[start]

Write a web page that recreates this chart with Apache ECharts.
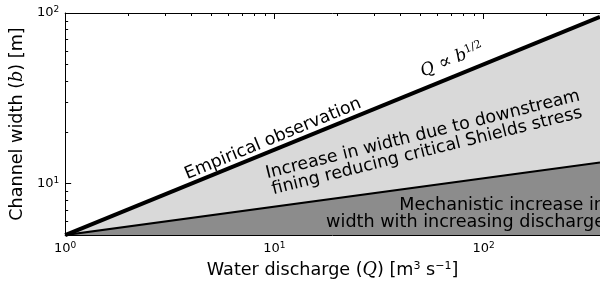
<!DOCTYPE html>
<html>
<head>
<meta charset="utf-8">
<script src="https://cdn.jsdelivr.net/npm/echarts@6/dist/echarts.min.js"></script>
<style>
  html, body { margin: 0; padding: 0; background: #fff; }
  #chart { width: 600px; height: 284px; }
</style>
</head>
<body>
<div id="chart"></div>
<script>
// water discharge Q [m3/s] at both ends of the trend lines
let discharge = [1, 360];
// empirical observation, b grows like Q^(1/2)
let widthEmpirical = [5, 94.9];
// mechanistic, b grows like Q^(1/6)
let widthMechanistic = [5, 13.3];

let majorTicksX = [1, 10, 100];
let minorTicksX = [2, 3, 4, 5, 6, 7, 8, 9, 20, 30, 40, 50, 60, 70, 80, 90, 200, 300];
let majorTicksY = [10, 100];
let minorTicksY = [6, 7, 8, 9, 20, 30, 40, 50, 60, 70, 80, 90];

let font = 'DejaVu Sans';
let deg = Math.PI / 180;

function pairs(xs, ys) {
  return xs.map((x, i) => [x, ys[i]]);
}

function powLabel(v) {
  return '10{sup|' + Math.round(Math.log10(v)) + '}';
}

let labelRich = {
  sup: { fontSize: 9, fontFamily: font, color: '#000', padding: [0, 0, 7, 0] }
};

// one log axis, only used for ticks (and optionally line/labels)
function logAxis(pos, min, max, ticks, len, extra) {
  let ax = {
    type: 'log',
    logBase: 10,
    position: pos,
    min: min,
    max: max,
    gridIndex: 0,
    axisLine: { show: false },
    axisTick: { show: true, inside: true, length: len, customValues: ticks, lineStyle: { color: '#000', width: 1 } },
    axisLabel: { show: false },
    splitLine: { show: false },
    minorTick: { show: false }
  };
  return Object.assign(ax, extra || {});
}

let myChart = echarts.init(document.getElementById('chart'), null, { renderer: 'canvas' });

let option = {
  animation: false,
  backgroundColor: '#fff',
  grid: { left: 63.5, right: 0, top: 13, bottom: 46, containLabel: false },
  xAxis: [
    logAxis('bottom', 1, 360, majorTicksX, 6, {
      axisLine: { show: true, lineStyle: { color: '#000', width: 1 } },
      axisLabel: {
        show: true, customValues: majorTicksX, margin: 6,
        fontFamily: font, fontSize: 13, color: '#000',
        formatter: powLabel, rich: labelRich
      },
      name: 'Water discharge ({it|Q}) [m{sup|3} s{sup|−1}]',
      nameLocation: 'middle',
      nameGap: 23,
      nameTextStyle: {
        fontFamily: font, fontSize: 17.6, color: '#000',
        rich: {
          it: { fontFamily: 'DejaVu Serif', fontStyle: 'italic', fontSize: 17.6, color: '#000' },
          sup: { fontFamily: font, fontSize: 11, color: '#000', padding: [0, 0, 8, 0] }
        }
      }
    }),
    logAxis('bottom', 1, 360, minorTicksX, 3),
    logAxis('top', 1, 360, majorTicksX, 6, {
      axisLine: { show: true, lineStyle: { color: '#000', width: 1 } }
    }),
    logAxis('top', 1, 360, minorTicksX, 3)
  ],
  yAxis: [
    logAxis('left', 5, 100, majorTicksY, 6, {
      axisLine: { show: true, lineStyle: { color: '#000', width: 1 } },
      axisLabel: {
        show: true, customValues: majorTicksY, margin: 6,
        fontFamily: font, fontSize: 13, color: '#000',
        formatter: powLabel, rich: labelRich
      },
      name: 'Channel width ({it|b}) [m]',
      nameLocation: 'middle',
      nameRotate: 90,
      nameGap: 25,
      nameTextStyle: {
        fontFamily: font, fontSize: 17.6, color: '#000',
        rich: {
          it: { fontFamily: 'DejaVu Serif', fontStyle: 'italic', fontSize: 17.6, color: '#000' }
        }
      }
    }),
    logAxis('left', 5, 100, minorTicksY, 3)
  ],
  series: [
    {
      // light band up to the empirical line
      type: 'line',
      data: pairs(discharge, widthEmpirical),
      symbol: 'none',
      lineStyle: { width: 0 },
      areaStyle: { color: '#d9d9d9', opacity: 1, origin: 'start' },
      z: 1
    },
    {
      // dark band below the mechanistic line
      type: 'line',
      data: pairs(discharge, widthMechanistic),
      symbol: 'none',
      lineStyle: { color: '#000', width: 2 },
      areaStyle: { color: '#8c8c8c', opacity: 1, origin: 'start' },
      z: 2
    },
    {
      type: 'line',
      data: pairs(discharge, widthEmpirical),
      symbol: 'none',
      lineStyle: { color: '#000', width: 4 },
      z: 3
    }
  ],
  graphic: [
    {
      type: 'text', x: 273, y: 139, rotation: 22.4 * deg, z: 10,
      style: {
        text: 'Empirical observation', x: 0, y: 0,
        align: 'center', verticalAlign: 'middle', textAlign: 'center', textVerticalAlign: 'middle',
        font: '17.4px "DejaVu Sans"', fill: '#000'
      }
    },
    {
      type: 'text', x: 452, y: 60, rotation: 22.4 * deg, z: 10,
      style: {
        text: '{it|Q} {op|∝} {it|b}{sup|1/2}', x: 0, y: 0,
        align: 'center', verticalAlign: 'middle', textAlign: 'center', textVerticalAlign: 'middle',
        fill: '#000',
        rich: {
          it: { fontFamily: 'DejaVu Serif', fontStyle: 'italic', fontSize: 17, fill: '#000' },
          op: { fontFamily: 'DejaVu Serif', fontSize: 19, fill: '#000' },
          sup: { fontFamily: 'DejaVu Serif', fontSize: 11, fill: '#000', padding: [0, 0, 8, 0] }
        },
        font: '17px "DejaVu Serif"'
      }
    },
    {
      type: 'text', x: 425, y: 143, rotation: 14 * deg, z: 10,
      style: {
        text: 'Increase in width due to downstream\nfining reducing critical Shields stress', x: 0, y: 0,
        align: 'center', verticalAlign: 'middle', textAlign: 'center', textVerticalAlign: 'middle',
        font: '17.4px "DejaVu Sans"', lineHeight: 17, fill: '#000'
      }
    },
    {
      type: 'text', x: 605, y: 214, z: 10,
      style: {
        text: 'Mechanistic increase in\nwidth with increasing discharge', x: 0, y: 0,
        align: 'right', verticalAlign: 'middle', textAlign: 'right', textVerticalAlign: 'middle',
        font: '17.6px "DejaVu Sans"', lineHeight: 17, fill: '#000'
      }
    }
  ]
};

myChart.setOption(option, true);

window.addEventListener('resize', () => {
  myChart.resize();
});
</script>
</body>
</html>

[end]

Work to be completed. Pictures are excluded: retype only the lines from the beginning of the listing above through the line with "let widthMechanistic = [5, 13.3];", both included.

Output of the task.
Write a web page that recreates this chart with Apache ECharts.
<!DOCTYPE html>
<html>
<head>
<meta charset="utf-8">
<script src="https://cdn.jsdelivr.net/npm/echarts@6/dist/echarts.min.js"></script>
<style>
  html, body { margin: 0; padding: 0; background: #fff; }
  #chart { width: 600px; height: 284px; }
</style>
</head>
<body>
<div id="chart"></div>
<script>
// water discharge Q [m3/s] at both ends of the trend lines
let discharge = [1, 360];
// empirical observation, b grows like Q^(1/2)
let widthEmpirical = [5, 94.9];
// mechanistic, b grows like Q^(1/6)
let widthMechanistic = [5, 13.3];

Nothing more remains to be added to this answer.